Liputan6.com, Jakarta Implementasi Undang-undang Mineral dan Batu bara (UU Minerba) berupa larangan ekspor mineral mentah (ore) dan pembangunan smelter diperkirakan bakal mengerek kenaikan nilai ekspor mineral dalam tiga tahun ke depan. Namun semua itu akan dinikmati oleh pemerintahan baru.
Dalam acara Penadatanganan Nota Kesepahaman Amandemen KK dan PKP2B, Menteri Energi dan Sumber Daya Mineral (ESDM), Jero Wacik menyadari usai larangan ekspor ore tersebut, Indonesia akan mencatatkan defisit ekspor mineral sebesar US$ 4 miliar pada tahun ini. Sedangkan di tahun lalu. Defisit ekspor mineral mencapai US$ 12 miliar.
"Tidak terlalu anjlok karena dari tanggal 1-11 Januari 2014, perusahaan tambang jor-joran ekspor. Dan mulai 12 Januari pukul 00.00 WIB, larangan ekspor mulai berlaku dan itu langsung stop ekspor," ujar dia di kantornya, Jakarta, Jumat (7/3/2014).
Sementara di 2015, Jero menghitung, Indonesia akan mengecap surplus mineral sekitar US$ 100 juta karena harga akan mengalami kenaikan yang dihasilkan dari produk mineral bernilai tambah meski volume menyusut.
"Dan surplus mineral bakal meningkat menjadi US$ 16 mliar karena smelter sudah jadi sehingga nilai ekspor lebih mahal. Uang yang kita dapat akan banyak serta meningkat setiap tahun," ucap dia.

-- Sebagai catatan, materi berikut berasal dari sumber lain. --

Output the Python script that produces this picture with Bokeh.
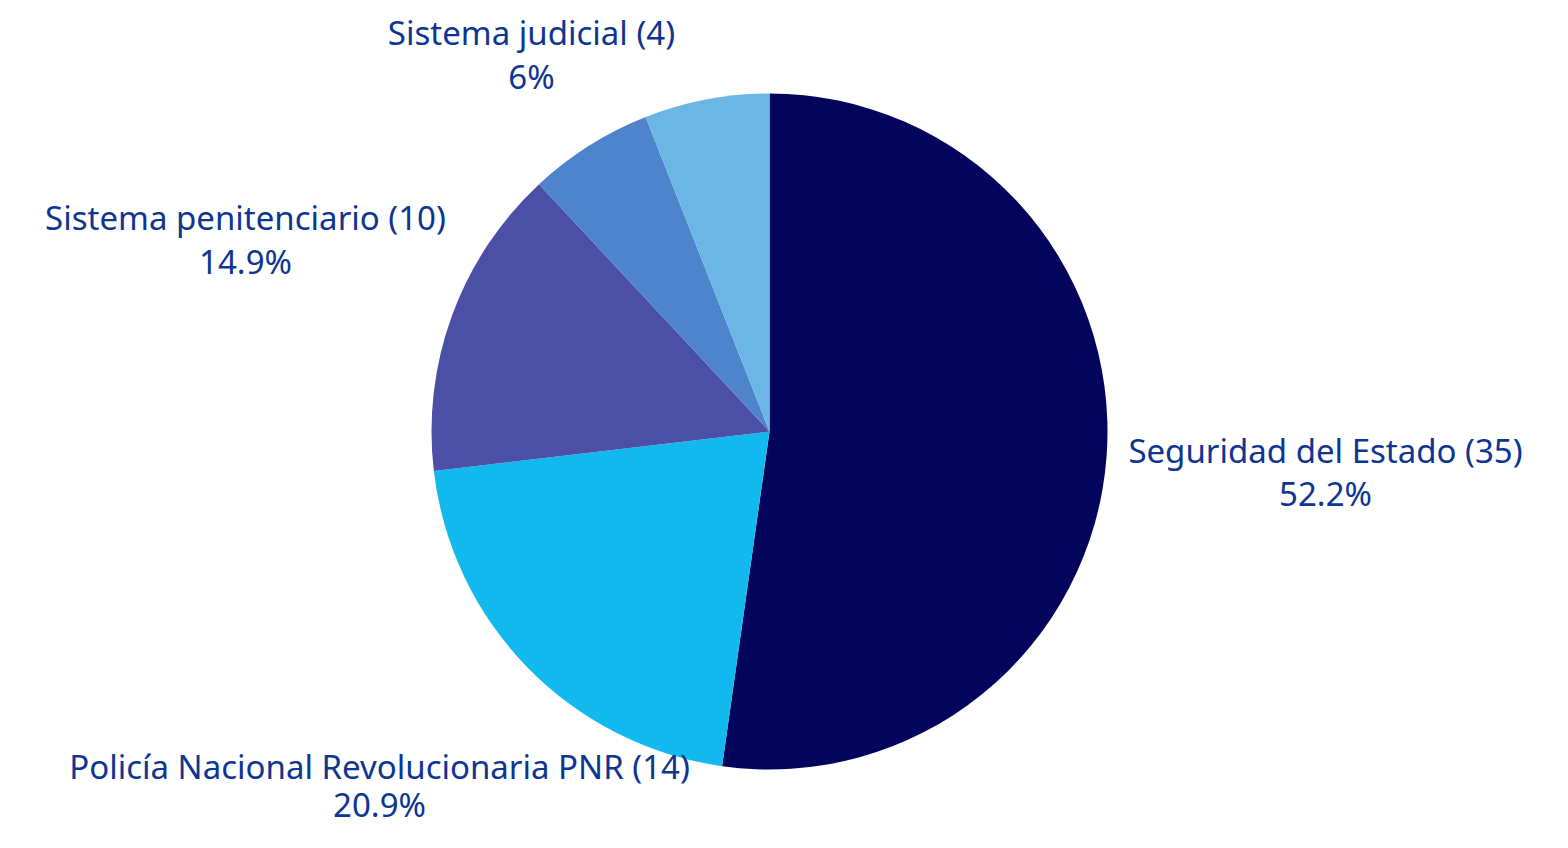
import math
from bokeh.plotting import figure
from bokeh.models import Range1d, ColumnDataSource
from bokeh.core.properties import value
from bokeh.embed import file_html
from bokeh.resources import INLINE

# ---- data ----
categories = ["Seguridad del Estado", "Policía Nacional Revolucionaria PNR",
              "Sistema penitenciario", "Otros", "Sistema judicial"]
counts = [35, 14, 10, 4, 4]
show_label = [True, True, True, False, True]
colors = ["#03045b", "#12b9ee", "#4b4fa6", "#4e84cb", "#6cb6e6"]

# ---- layout ----
W, H = 1552, 832
cx, cy_top, R = 769, 431, 338
# label anchors (x center, y of first line from top), and gap to second line
label_pos = [(1325, 450, 43), (379, 766, 38), (245, 217, 44), None, (531, 32, 44)]
font = "Noto Sans"
font_size = "33px"
text_color = "#0d3591"

total = sum(counts)
starts, ends = [], []
cum = 0
for c in counts:
    a0 = cum / total
    cum += c
    a1 = cum / total
    starts.append(math.pi / 2 - a1 * 2 * math.pi)
    ends.append(math.pi / 2 - a0 * 2 * math.pi)

src = ColumnDataSource(dict(start=starts, end=ends, color=colors,
                            x=[cx] * len(counts), y=[H - cy_top] * len(counts)))

p = figure(width=W, height=H, output_backend="svg", toolbar_location=None,
           x_range=Range1d(0, W), y_range=Range1d(0, H), min_border=0)
p.axis.visible = False
p.grid.visible = False
p.outline_line_color = None
p.background_fill_color = "white"
p.border_fill_color = "white"

p.wedge(x="x", y="y", radius=R, start_angle="start", end_angle="end",
        color="color", line_color=None, source=src)

lx, ly1, ly2, t1, t2 = [], [], [], [], []
for cat, c, show, pos in zip(categories, counts, show_label, label_pos):
    if not show or pos is None:
        continue
    pct = round(100 * c / total, 1)
    lx.append(pos[0])
    ly1.append(H - pos[1])
    ly2.append(H - pos[1] - pos[2])
    t1.append(f"{cat} ({c})")
    t2.append(f"{pct:g}%")

for ys, ts in ((ly1, t1), (ly2, t2)):
    p.text(x=lx, y=ys, text=ts, text_align="center", text_baseline="middle",
           text_font=value(font), text_font_size=font_size, text_color=text_color)

open("out.html", "w").write(file_html(p, INLINE))
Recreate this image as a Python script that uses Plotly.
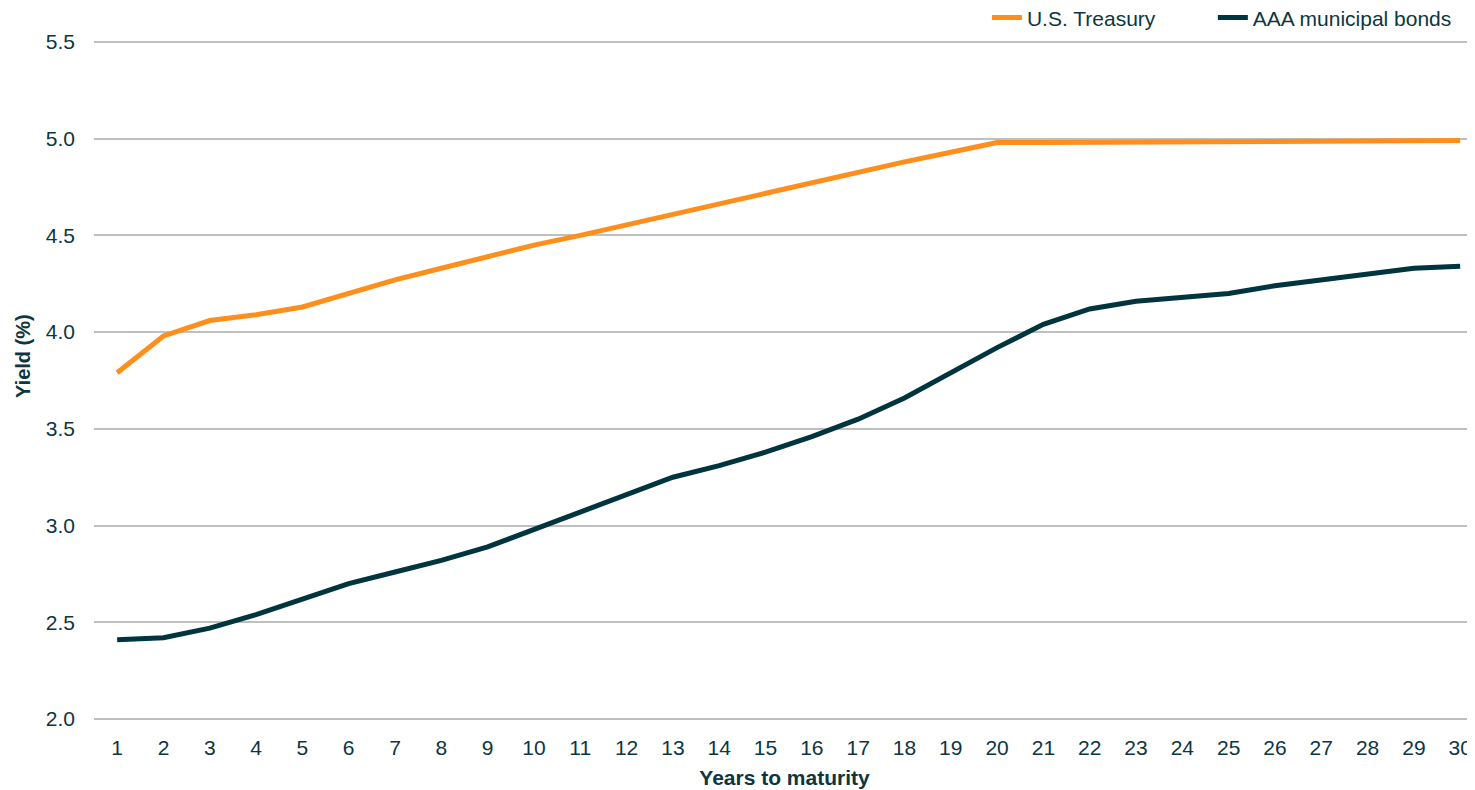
"""
Yield curve: U.S. Treasury vs AAA municipal bonds.
"""

import plotly.graph_objects as go

years = list(range(1, 31))

treasury = [3.79, 3.98, 4.06, 4.09, 4.13, 4.20, 4.27, 4.33, 4.39, 4.45,
            4.50, 4.555, 4.61, 4.665, 4.72, 4.775, 4.83, 4.88, 4.93, 4.98,
            4.98, 4.982, 4.983, 4.984, 4.985, 4.986, 4.987, 4.988, 4.989, 4.99]

municipal = [2.41, 2.42, 2.47, 2.54, 2.62, 2.70, 2.76, 2.82, 2.89, 2.98,
             3.07, 3.16, 3.25, 3.31, 3.38, 3.46, 3.55, 3.66, 3.79, 3.92,
             4.04, 4.12, 4.16, 4.18, 4.20, 4.24, 4.27, 4.30, 4.33, 4.34]

y_ticks = [2.0, 2.5, 3.0, 3.5, 4.0, 4.5, 5.0, 5.5]

ORANGE = '#ff8f1c'
DARK = '#00343e'
TEXT = '#0d3640'
FONT = 'Liberation Sans, Arial, sans-serif'

fig = go.Figure()

# trailing no-break spaces widen the gap between the two legend entries
fig.add_trace(go.Scatter(
    x=years,
    y=treasury,
    mode='lines',
    name='U.S. Treasury' + '\u00a0' * 9,
    line=dict(color=ORANGE, width=5)
))

fig.add_trace(go.Scatter(
    x=years,
    y=municipal,
    mode='lines',
    name='AAA municipal bonds',
    line=dict(color=DARK, width=5)
))

# page body has an 8px margin, so the figure is sized/offset to make up for it
fig.update_layout(
    width=1467,
    height=782,
    margin=dict(l=86, r=0, t=32, b=69, autoexpand=False),
    plot_bgcolor='white',
    paper_bgcolor='white',
    font=dict(family=FONT, size=21, color=TEXT),
    legend=dict(
        orientation='h',
        x=0.6466,
        xanchor='left',
        y=1.0324,
        yanchor='middle',
        bgcolor='rgba(0,0,0,0)',
        font=dict(size=21, color=TEXT),
        itemwidth=30,
        tracegroupgap=0,
    ),
    xaxis=dict(
        range=[0.5, 30.32],
        tickmode='array',
        tickvals=years,
        ticktext=[str(v) for v in years],
        showgrid=False,
        zeroline=False,
        showline=False,
        ticks='',
        ticklabelstandoff=12,
        automargin=False,
        title=dict(text='<b>Years to maturity</b>', standoff=12,
                   font=dict(size=21, color=TEXT)),
    ),
    yaxis=dict(
        range=[1.99, 5.51],
        tickmode='array',
        tickvals=y_ticks,
        ticktext=[f'{v:.1f}' for v in y_ticks],
        showgrid=True,
        gridcolor='#bfbfbf',
        gridwidth=1.5,
        zeroline=False,
        showline=False,
        ticks='',
        ticklabelstandoff=18,
        automargin=False,
    ),
    showlegend=True,
)

# y-axis title sits a bit above the plot's middle, as in the source chart
fig.add_annotation(
    text='<b>Yield (%)</b>',
    textangle=-90,
    xref='paper', yref='paper',
    x=-0.0514, y=0.536,
    xanchor='center', yanchor='middle',
    showarrow=False,
    font=dict(size=20, color=TEXT),
)

fig.write_html("out.html")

Sayangnya, Jero mengatakan bahwa pemerintahan baru yang akan menikmati pencapaian ekspor mineral di tahun mendatang. "Yang senang adalah Menteri ESDM setelah saya. Kalau saya cuma kebagian di marahi pengusaha tambang," kata dia.
UU Minerba, tambah Jero, sudah ada sejak 12 Januari 2009. Dalam payung hukum itu disebutkan bahwa proses renegosiasi harus selesai dalam waktu satu tahun setelah berjalannya UU. Salah satu poin dalam renegosiasi adalah pembangunan smelter.
"Harusnya di 2010, renegosiasi sudah selesai. Ini satupun malah belum, dan saya baru jadi menteri ESDM 20 Oktober 2011. Nah begitu saya ditunjuk, saya langsung kerjakan meskipun renegosiasi tidak mudah karena perlu melakukan pendekatan yang baik," cetus Jero.